On tourne en rond. C'est pathétique. Le gouvernement Charest a créé un débat dans le débat. Au lieu de discuter du coeur du problème, la hausse des droits de scolarité, on ne parle que de violence.

La ministre de l'Éducation, Line Beauchamp, n'en démord pas: les fédérations doivent dénoncer la violence, sinon elle refuse de les rencontrer. La FECQ (cégeps) a obtempéré, la FEUQ (universités) aussi, mais la CLASSE résiste au nom d'une aberrante démocratie directe. Ce n'est que dimanche, au cours d'un congrès, que les délégués se prononceront.

La FEUQ est catégorique: pas question de parler à la ministre si la CLASSE est exclue.

Tout est bloqué.

L'ironie, c'est que le gouvernement, qui tient mordicus à ce que la CLASSE dénonce la violence, encourage cette même violence en refusant de discuter. La preuve? Ce qui se passe actuellement sur les campus. Pas joli, joli.

Mais oui, la violence est terrible, toute société démocratique doit la dénoncer. J'en suis. Mais exiger un acte de foi antiviolence de la part des étudiants ne fait qu'enliser - pour ne pas dire dévier - le débat. On est passé d'un vrai débat à un faux débat.
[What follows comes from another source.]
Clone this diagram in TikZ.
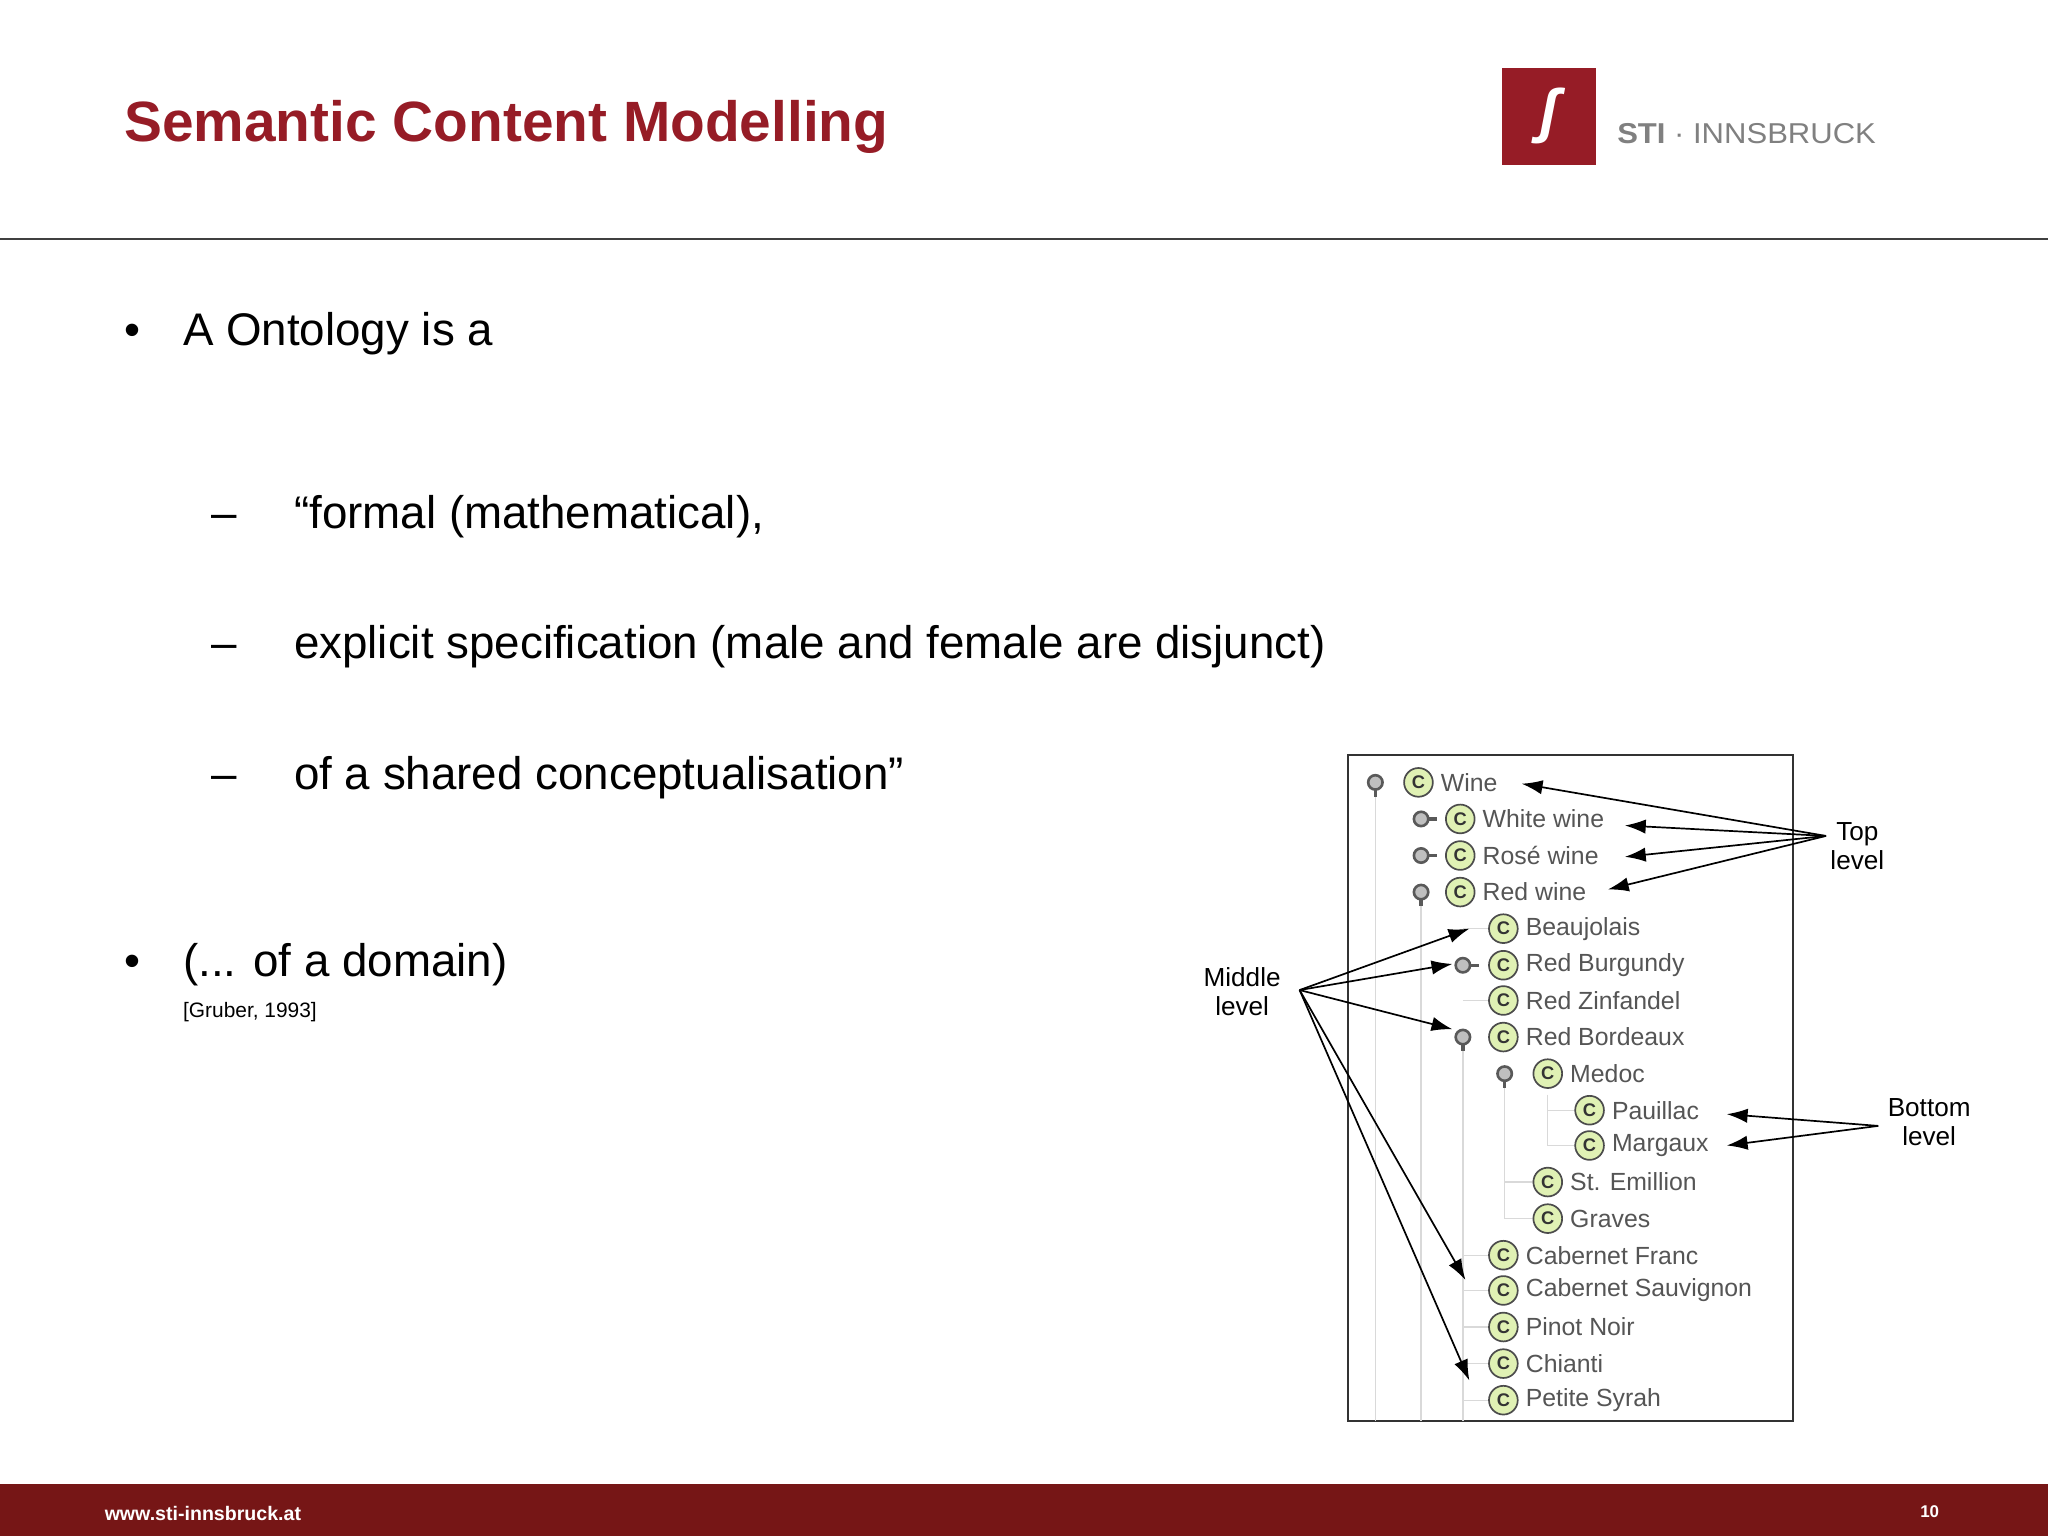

Comme si la maison était en flammes et qu'on exigeait des sinistrés qu'ils dénoncent le feu avant d'éteindre le brasier.

On joue au jeu de celui qui ne veut pas perdre la face. Ce bras de fer absurde entre la CLASSE et le gouvernement fait perdre un temps précieux. Pourquoi la CLASSE ne dit-elle pas tout simplement: O.K., on dénonce la violence? Et pourquoi le gouvernement fait-il dérailler le débat en l'aiguillant sur la dénonciation de la violence à tout prix?

Ça fait plus d'une semaine que le débat sur la violence paralyse le dossier. Pendant ce temps, la grève dérape: le climat se détériore sur les campus, les universités embauchent des gardes de sécurité privés équipés de matraques, les arrestations se multiplient, en particulier à l'Université du Québec en Outaouais où elles se comptent par dizaines, et les policiers ont la main de plus en plus leste avec le gaz poivre.

Plus inquiétant, les casseurs semblent avoir repris du service. Hier, au centre-ville, la manifestation a vite dégénéré. La police n'a pas perdu de temps avant de dégainer matraque et gaz poivre. Plusieurs manifestants portaient un masque.

Québec et la CLASSE jouent à «Je te tiens, tu me tiens par la barbichette, le premier de nous deux qui rira aura une tapette».

Déprimant.

Je vous ai déjà parlé du mépris de certains journalistes et politiciens à l'égard des étudiants. On les regarde de haut, on parle de leur grève avec condescendance. Ce nez levé sur leurs revendications s'est cristallisé cette semaine dans un débat à LCN.

Denis Lévesque a reçu un professeur et commentateur, Christian Dufour, et le porte-parole de la CLASSE, Gabriel Nadeau-Dubois. Un insupportable débat de 16 minutes. Christian Dufour était dégoulinant de mépris. «Vous tenez un discours d'abuseur, de batteur de femmes, a-t-il craché au visage de Nadeau-Dubois. [...] Vous vous boostez comme leader fringant. Les gens en ont ras le bol de votre charriage!»

Gabriel Nadeau-Dubois est resté calme. Je ne sais pas comment il a fait.

Cette semaine, l'Université de Montréal a tenté un coup de force: les cours vont se donner, même si le vote en faveur de la grève est majoritaire. Et même s'il n'y a qu'un seul étudiant dans la classe.

Les professeurs, inquiets, se sont rebellés - le président du syndicat a reçu 80 courriels à l'heure - et l'Université a embauché des gardes de sécurité privés. Mercredi, dans un sursaut de gros bon sens, elle a reculé. Elle a compris qu'elle ne pouvait pas forcer la main des étudiants et des professeurs et qu'un tel bras de fer mettait le feu aux poudres et nuisait à son image.

Pourquoi le gouvernement est-il incapable de faire preuve du même gros bon sens? Parce qu'il est trop loin du plancher des vaches? Qu'il est sourd au discours étudiant? Qu'il n'a pas compris leur détermination? Qu'il est incapable de comprendre le climat pourri qui règne sur certains campus?

Je suis tentée de reprendre l'idée de la rédactrice en chef du Devoir, Josée Boileau, qui suggère au gouvernement de louer un étudiant pendant une semaine.